But if I lose him completely to George…
Well, I know I’ve survived one such loss, and probably can again.
George, on the other hand, is dying. I feel this to the depths of my soul.
I cannot in good conscience let that happen.
* * * *
Luck requires a lot of hard damn work. I spend the next several months working in secret on two fronts—trying to figure out some way to keep George alive short of enacting my plan, and acclimating Declan to his potential future. If forced to go for the nuclear option, at least I will have biological need on my side to coax George into going for it.
George and Ellen had an active and healthy sex life, and no doubt the loneliness and self-imposed celibacy is also chipping away at him.
I also know George’s sadism was limited mostly to the physical realm, whereas I have no problem being…well, downright evil.
Meaning my boy is starting to undergo periods of forced chastity. Sometimes locked up, sometimes not. Obedience is something I’ve insisted on from the beginning. The hornier he is, the more eagerly obedient he becomes.
We make it through the second holiday season without Ellen, but I realize George won’t make it much longer. Aussie turns eighteen this coming summer, even though she’s already away at her first year at Vanderbilt.
Once she turns eighteen…
I’m afraid at that point any leverage I might have to convince George to stay with us is gone. I’ve debated whether or not letting him put himself out of misery would be the kinder thing, and I always circle back to one clear, concise point—
My girl would want me to do anything within my power to keep him alive. Ideally, I want this to happen before George is slated to go to DC in February to give the keynote speech to the National Governors Association. I want to send Declan with him for that, and if they’re already an item, it’ll make it that much easier for Declan to keep him calm.
It’ll make the entire upcoming re-election campaign easier for George.
The first week of January, I make my decision to enact Plan B. It’ll take nerves of steel on my part, and more than a smidgen of luck that’s beyond my control.
When late January hits and George explodes one Monday afternoon in his office when it’s just me and Declan with him, about not wanting to fly to DC, I know the pump is primed. He’s emotionally raw, physically exhausted, and mentally fried.

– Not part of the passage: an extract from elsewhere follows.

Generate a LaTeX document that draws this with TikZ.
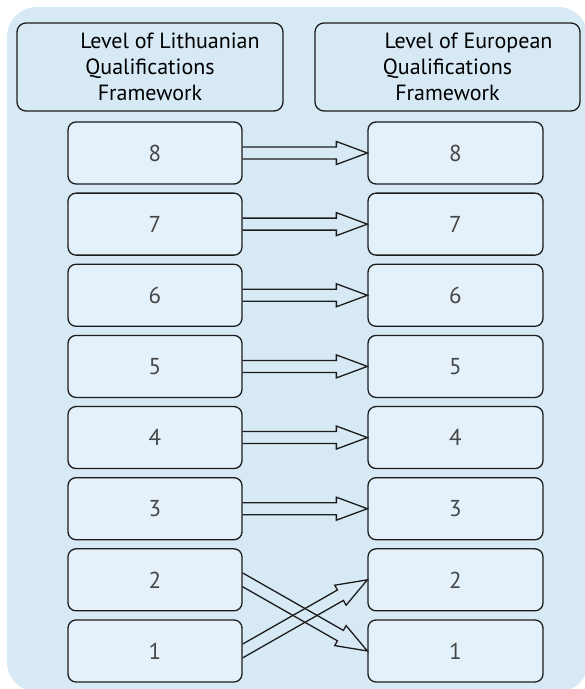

That means I need to start taking chances with Declan and praying luck is on my side. George was no stranger to having sex in the office, according to Ellen. It was something she enjoyed, too, because she saw how it usually calmed him, settled him, especially if he was having a long, bad day.
Which is how George ended up “accidentally” walking in on me and Declan in my office the next evening, with the boy naked and bent over my desk and getting plowed by a strap-on.
The look on George’s face when he eases the door open almost makes me laugh out loud, which could’ve ruined everything. I need him to come in, for his lizard brain to kick in and for the lonely, horny Dom to take over.
Kind of like hunting in a baited field, I guess?
Finally, he does. I have Declan so deep in the zone, and so horny after two weeks of not letting him come, that I know if I stay calm, and George stays calm, that Declan will hopefully stay calm and go with it.
George might be a sadist, and a Dom, and a motherfucker, but he’s soft-hearted. Ellen told me he never let her go to bed horny if she was in the mood, even if he wasn’t. Especially if he’d worked her up earlier in the day and didn’t let her come then.
I hoped what he’d survived hadn’t broken that part of him so completely that he wouldn’t be able to tap into it now.
Poor Declan. No, I didn’t obtain his consent, and neither did George. Not really. The thought that this could backfire in a very horrible way on both me and George was never far from my mind, but I had to trust my boy wouldn’t use this against us in a court of law.
If he tried?
Well, among other things, I have very compromising pictures and video I took of him over the past few months, which he has no idea I have. Pictures and video of him blindfolded and eagerly fellating a dildo, for starters. Video of him begging to do it for me, of eagerly begging me to fuck him with one.
If that’s not enough?
I have more evidence.
Evidence I pray I never need to use, because it means things between us are so irretrievably broken that I’m forced to take such drastic measures to protect George and myself.
Oh, yes. I’m a bitch. Absolutely. Feel free to call me that, because I own it.